WORK TO DO:
Check every line below for the word "page" and show those that hold it.

[Records with drawing code]
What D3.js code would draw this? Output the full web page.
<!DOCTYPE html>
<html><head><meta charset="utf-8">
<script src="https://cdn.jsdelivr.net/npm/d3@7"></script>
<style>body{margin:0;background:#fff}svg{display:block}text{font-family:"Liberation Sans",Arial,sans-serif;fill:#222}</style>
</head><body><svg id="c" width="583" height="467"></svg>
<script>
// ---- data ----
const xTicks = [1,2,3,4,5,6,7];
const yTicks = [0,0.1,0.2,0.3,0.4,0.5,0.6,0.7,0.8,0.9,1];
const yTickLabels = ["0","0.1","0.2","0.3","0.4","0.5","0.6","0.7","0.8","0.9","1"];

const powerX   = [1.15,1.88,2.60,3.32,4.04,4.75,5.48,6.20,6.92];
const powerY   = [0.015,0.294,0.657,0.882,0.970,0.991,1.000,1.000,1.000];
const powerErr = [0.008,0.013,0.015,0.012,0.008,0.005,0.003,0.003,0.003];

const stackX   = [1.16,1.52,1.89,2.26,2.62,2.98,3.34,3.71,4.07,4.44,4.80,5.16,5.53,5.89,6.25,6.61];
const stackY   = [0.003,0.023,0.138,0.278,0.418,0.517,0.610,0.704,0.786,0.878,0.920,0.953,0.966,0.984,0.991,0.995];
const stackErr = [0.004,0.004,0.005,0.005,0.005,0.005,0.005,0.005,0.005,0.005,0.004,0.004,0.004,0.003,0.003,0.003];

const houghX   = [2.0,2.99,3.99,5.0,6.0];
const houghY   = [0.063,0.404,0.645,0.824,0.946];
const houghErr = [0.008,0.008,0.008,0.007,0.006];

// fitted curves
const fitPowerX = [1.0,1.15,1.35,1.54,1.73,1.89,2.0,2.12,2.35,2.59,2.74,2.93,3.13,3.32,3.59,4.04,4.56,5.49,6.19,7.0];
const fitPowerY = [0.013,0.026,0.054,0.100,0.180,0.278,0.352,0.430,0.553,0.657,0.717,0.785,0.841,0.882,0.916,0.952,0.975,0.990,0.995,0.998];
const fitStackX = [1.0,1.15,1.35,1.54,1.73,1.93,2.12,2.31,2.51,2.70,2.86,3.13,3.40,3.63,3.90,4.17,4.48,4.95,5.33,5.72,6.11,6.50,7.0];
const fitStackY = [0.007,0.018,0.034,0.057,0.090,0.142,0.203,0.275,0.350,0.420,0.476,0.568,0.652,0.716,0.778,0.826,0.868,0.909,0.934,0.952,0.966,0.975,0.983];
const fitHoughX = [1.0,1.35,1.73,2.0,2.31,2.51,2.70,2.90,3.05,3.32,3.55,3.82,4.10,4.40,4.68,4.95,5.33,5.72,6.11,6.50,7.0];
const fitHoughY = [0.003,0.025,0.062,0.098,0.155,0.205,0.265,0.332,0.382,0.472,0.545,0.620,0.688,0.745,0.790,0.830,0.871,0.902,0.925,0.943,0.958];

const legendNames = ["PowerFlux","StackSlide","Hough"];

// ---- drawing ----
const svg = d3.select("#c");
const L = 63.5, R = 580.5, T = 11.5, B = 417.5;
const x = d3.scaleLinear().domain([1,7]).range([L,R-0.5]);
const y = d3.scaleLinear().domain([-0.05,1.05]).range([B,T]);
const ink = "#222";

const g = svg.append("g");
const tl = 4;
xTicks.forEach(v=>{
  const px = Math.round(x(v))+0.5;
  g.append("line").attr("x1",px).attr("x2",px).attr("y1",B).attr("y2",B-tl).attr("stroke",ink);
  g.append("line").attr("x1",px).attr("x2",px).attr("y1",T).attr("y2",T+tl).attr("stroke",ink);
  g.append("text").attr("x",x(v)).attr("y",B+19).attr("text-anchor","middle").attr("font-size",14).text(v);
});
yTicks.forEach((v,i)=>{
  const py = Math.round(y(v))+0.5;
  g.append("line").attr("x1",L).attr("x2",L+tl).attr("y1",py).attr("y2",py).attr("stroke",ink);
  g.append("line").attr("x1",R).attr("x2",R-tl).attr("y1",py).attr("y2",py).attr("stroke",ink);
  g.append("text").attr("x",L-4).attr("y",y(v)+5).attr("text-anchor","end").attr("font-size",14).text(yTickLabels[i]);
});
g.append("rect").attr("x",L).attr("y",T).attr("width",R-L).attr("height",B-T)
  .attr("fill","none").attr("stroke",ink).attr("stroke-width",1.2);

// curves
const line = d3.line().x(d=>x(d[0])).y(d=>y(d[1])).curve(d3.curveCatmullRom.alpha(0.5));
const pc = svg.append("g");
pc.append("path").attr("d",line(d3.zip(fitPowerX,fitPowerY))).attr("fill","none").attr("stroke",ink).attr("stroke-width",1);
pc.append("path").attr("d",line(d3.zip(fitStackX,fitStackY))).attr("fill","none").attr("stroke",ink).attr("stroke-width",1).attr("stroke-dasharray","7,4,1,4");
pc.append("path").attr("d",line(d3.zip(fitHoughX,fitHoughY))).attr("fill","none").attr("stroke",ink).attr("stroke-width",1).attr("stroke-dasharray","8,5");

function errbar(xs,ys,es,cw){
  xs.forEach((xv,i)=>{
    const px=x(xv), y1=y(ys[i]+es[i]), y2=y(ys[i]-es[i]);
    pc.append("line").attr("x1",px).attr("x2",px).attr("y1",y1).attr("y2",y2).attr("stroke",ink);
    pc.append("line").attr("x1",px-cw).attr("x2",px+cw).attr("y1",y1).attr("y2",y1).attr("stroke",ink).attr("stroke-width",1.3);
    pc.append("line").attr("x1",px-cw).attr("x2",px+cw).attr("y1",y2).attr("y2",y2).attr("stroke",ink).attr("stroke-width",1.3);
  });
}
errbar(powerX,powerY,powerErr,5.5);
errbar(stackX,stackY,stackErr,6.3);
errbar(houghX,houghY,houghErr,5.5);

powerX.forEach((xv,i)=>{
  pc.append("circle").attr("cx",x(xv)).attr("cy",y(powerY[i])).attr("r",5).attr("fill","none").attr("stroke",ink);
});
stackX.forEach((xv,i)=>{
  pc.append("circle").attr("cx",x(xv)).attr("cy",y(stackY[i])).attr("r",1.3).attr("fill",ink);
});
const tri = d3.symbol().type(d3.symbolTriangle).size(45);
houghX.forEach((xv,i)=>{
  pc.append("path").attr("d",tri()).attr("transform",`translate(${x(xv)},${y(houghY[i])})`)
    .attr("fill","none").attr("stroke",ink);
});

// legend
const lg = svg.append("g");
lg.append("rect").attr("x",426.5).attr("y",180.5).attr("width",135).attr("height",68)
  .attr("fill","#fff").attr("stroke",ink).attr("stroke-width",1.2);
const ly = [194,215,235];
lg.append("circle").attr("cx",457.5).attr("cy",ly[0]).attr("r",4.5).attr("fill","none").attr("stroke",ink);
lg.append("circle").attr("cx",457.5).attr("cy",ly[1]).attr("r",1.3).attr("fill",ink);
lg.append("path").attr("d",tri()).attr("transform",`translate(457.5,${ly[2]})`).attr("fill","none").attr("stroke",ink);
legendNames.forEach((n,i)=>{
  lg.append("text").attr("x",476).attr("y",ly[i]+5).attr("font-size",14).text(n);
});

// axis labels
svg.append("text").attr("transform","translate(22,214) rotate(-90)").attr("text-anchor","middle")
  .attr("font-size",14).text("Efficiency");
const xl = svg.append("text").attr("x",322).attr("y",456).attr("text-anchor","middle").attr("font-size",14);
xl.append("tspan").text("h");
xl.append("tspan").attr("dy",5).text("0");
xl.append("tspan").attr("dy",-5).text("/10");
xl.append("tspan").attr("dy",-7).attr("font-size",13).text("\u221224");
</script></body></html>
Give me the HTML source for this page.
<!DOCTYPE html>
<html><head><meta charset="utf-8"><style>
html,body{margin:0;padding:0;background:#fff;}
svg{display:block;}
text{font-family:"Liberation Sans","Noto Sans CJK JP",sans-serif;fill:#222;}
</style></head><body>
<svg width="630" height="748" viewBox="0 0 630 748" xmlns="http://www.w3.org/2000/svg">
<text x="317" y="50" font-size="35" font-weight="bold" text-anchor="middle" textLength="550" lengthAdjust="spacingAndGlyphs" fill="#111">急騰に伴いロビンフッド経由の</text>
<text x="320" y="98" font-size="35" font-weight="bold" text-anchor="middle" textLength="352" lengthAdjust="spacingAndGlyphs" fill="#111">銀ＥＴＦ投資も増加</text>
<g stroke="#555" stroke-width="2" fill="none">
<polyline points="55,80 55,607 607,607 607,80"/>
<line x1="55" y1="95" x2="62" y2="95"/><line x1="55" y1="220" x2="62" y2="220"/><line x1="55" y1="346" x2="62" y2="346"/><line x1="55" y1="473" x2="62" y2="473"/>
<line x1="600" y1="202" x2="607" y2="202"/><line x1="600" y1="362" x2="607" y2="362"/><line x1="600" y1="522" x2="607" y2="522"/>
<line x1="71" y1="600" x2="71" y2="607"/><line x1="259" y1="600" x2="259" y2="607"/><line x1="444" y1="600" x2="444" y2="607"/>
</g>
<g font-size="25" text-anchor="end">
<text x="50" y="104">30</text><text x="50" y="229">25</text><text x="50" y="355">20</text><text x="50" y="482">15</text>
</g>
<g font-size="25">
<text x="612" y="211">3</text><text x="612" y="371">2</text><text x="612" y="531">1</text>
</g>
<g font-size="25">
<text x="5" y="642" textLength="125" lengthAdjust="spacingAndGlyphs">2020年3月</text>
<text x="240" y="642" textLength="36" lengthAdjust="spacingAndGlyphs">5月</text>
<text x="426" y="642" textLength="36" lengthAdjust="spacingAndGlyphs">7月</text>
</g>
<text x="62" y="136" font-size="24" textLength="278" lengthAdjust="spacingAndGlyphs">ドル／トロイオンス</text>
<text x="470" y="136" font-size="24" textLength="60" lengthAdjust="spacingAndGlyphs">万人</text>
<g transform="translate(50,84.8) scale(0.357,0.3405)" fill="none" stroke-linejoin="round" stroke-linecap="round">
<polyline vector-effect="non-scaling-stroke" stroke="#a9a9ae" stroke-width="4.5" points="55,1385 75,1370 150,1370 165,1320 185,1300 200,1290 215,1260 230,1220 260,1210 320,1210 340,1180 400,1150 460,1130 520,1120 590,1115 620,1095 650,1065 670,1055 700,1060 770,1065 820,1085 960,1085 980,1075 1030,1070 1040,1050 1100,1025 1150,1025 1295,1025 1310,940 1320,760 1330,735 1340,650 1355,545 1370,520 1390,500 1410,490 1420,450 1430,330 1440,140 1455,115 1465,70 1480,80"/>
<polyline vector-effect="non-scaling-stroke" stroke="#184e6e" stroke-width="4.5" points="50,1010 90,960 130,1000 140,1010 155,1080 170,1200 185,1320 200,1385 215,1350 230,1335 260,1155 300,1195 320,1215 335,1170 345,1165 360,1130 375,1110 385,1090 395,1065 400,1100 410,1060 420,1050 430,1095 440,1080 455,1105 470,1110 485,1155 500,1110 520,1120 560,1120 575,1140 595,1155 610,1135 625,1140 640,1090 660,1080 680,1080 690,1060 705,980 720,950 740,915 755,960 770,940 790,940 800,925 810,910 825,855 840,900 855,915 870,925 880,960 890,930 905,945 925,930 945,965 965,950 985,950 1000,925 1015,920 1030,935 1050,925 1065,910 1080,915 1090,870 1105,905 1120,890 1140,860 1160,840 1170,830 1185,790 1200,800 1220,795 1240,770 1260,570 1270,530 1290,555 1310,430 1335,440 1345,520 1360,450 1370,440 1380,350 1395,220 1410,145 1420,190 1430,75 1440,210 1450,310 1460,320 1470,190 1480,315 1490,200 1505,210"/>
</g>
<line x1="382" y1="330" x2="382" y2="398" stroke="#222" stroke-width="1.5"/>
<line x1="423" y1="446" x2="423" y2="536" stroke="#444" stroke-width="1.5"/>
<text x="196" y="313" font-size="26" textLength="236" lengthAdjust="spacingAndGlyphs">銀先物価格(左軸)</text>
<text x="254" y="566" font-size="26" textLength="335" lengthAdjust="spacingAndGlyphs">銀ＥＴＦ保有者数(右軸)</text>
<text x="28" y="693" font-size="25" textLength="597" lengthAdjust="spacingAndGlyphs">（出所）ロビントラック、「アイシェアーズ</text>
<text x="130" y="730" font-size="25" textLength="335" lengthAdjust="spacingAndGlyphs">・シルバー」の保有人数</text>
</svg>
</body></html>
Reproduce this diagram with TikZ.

EXPECTED ANSWER:
What D3.js code would draw this? Output the full web page.
Give me the HTML source for this page.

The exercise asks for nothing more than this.